Men Grow Happier With Age, To A Point
Men tend to grow happier with age until their mid- to late-60s, when greater life challenges help to change perception. Shutterstock”Photo courtesy of Shutterstock

A new study finds that most men remain consistently happy — or unhappy — throughout their lives with some changes in perception occurring by one’s mid- to late-60s.

Investigators at Boston University and Oregon State University sought to learn more about how emotions change in men as they grow older, studying more than 1,300 men ages 53-85. Carolyn Aldwin, a gerontology professor at Oregon State, says 80 percent of the men reported consistent emotional states throughout life but acknowledged a lowered resilience in response to life’s new problems, including cognitive and physical decline, as well as the loss of spouses and friends.

"In general, life gets better as you age in the sense that older adults on average have fewer hassles — and respond to them better — than younger adults," Aldwin said in a statement. "And they also experienced more uplifts — at least, until their mid-70s."

Yet, the relatively carefree ride lasts only so long, as new “hassles” appear in this next phase of life as men experience cognitive and physical decline, losing spouses and friends too. "[O]nce you turn 70, how you react to these hassles changes and may be dependent on your resources or your situation in life," Aldwin said.

Using data from the Department of Veterans Affairs, the investigators sought to test three contradictory psychological models of aging, including the “hedonic treadmill,” whose premise holds we are all consistently happy or unhappy throughout life, with some volatility from time to time. Other theories hold that emotional health improves steadily throughout life, or plummets drastically by age 80, when all is bleak.

Interestingly, Aldwin and her colleagues found a bit of truth in both ideas — consistent emotional states versus aging-related declines. Men aging from middle-age to old age generally remained consistent in reporting emotionally positive “uplifts,” but turned much darker when thinking of the negatives, or “hassles.”

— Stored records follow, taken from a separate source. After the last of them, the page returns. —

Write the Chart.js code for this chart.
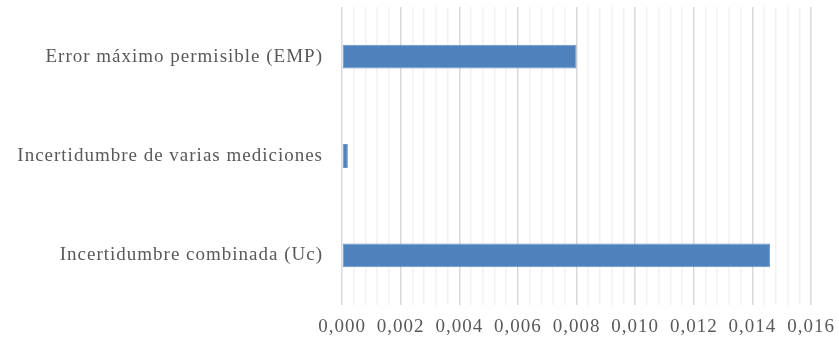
<!DOCTYPE html>
<html>
<head>
<meta charset="utf-8">
<script src="https://cdn.jsdelivr.net/npm/chart.js@4"></script>
<style>
  html, body { margin: 0; padding: 0; background: #fff; }
  #wrap { width: 839px; height: 342px; position: relative; }
</style>
</head>
<body>
<div id="wrap"><canvas id="chart"></canvas></div>
<script>
// Data
const categories = [
  "Error máximo permisible (EMP)",
  "Incertidumbre de varias mediciones",
  "Incertidumbre combinada (Uc)",
];
const values = [0.008, 0.0002, 0.0146];
const xTickMax = 0.016;
const xStep = 0.0004; // minor grid step, labels every 5th

const textColor = "#595959";
const serif = "'Liberation Serif', 'DejaVu Serif', serif";

// a bit of tracking, like the original Garamond text
const spacing = {
  id: "spacing",
  beforeUpdate: (chart) => { chart.ctx.letterSpacing = "1px"; },
  beforeDraw: (chart) => { chart.ctx.letterSpacing = "1px"; },
};

new Chart(document.getElementById("chart"), {
  type: "bar",
  data: {
    labels: categories,
    datasets: [
      {
        data: values,
        backgroundColor: "#4f81bd",
        borderColor: "#6a95c8",
        borderWidth: 1,
        borderSkipped: false,
        categoryPercentage: 1,
        barPercentage: 0.24,
      },
    ],
  },
  options: {
    indexAxis: "y",
    responsive: true,
    maintainAspectRatio: false,
    animation: false,
    layout: { padding: { left: 0, right: 28, top: 7, bottom: 0 } },
    plugins: { legend: { display: false }, tooltip: { enabled: false } },
    scales: {
      x: {
        min: 0,
        max: xTickMax,
        border: { display: false },
        grid: {
          drawTicks: false,
          color: (ctx) => (ctx.index % 5 === 0 ? "#d9d9d9" : "#f2f2f2"),
          lineWidth: 1.5,
        },
        ticks: {
          stepSize: xStep,
          autoSkip: false,
          maxRotation: 0,
          padding: 11,
          color: textColor,
          font: { family: serif, size: 19 },
          callback: (v, i) =>
            i % 5 === 0 ? v.toFixed(3).replace(".", ",") : "",
        },
        afterFit: (scale) => {
          scale.height = 37;
          scale.paddingLeft = 0;
          scale.paddingRight = 0;
        },
      },
      y: {
        border: { display: false },
        grid: { display: false, drawTicks: false },
        ticks: {
          padding: 19,
          color: textColor,
          font: { family: serif, size: 19 },
        },
        afterFit: (scale) => {
          scale.width = 342;
          scale.paddingTop = 0;
          scale.paddingBottom = 0;
        },
      },
    },
  },
  plugins: [spacing],
});
</script>
</body>
</html>
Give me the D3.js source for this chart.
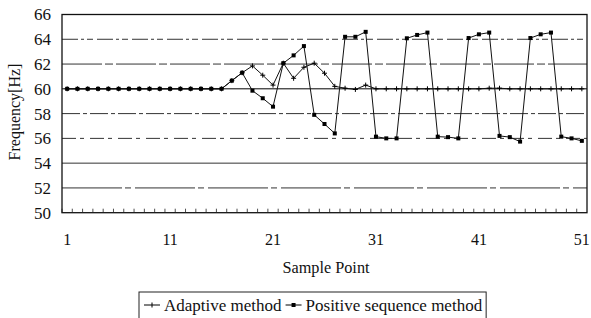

Still, Aldwin acknowledged a great deal of variance among men in not only the intensity of their experience but the perception with which they viewed life’s challenges. "What we found was that among 80 percent of the men in the study, the hassles they encounter from their early 50s on tended to decline until they reached about 65 to 70 years of age, and then they rose," Aldwin said. "Conversely, about 20 percent of the men perceived experiencing more uplifting events until they turned 65 to 70, and they begin to decline."

Naturally, emotional resilience varies greatly from man to man, with some perception depending upon the individual. "Some older people continue to find sources of happiness late in life despite dealing with family losses, declining health, or a lack of resources," Aldwin said. "You may lose a parent, but gain a grandchild. The kids may leave the house, but you bask in their accomplishments as adults. You find value in gardening, volunteering, caregiving, or civic involvement."

The investigators say better predictive abilities may lead to improved psychological interventions for men, guaranteeing at least the pursuit of happiness.